Is Moses the supreme authority in this world, whose principal role is to convey God’s laws? Or is he a judge, whose role is to apply the law as he adjudicates each case on its merits and bridges between legal principles and actual circumstances? The Torah portrays Moses sometimes as one and sometimes at the other. It’s an ambiguity that caught the attention of the medieval commentators. Rashi, in his mind’s eye, saw Moses as a king: “And he sits like a king and everyone else stands (Rashi on Ex. 18:13, beginning “And Moses sat, and the people stood”). Ibn Ezra, on the following verse, imagines Moses as a magistrate, a long line of petitioners waiting to bring their cases before him: “He makes them stand from evening to morning … and Moses did the right thing, because the judge sits and the plaintiffs stand.”

Ibn Ezra’s Moses is the Moses who sat to hear the case of Zelophehad’s daughters and the heads of the families. He is a judge who interrogates for the truth by engaging in a give-and-take with the parties to the case. Rashi’s Moses is that of Deuteronomy, who teaches the law to the Children of Israel but is not in dialogue with them.

Plato and Dionysus in Syracuse
When the philosopher Plato was about seventy years old, he sailed from Athens to Syracuse, in Sicily. Following the decline of Athens and Sparta as a consequence of the long war between them, Syracuse had become the major power in the Greek world. Its ruler, Dionysius II, had implored Plato to come to teach him how to be a good and just ruler. He knew that Plato, the author of the dialogues The Republic and The Laws, had argued that the ideal city was one ruled by a philosopher. Plato found himself facing the most difficult challenge that any philosopher could encounter: the need to put his theories into practice. He failed. Dionysius thought of philosophy as a tool for gaining more power and wealth. He wanted Plato to teach him rules and practices he could use to make himself mightier and richer. Plato relates, in his Seventh Letter, that he tried to explain to the king that philosophy is not the promulgation of laws but a conversation, one in which “names, definitions, sights, and other data of sense, are brought into contact and friction one with another, in the course of scrutiny and kindly testing by men who proceed by question and answer without ill will, with a sudden flash there shines forth understanding about every problem, and an intelligence whose efforts reach the furthest limits of human powers.”

The Torah lectures that Moses offers to his people before they cross the Jordan are essential for a generation that is about to set up a state from scratch.

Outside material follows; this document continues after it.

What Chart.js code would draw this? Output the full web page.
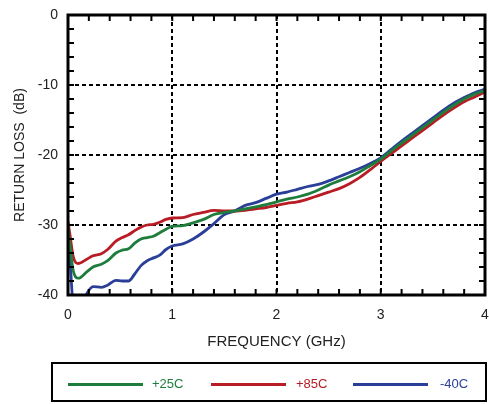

But, a moment before the class begins, the Torah reminds us, in the final chapter of Numbers, that the Torah can be implemented only as part of a conversation in which different voices are heard, while bridging between the letter of the law and things as they are. The dialogue between Moses, Zelophehad’s daughters, and the heads of the families is the voice that Plato did not hear in Syracuse.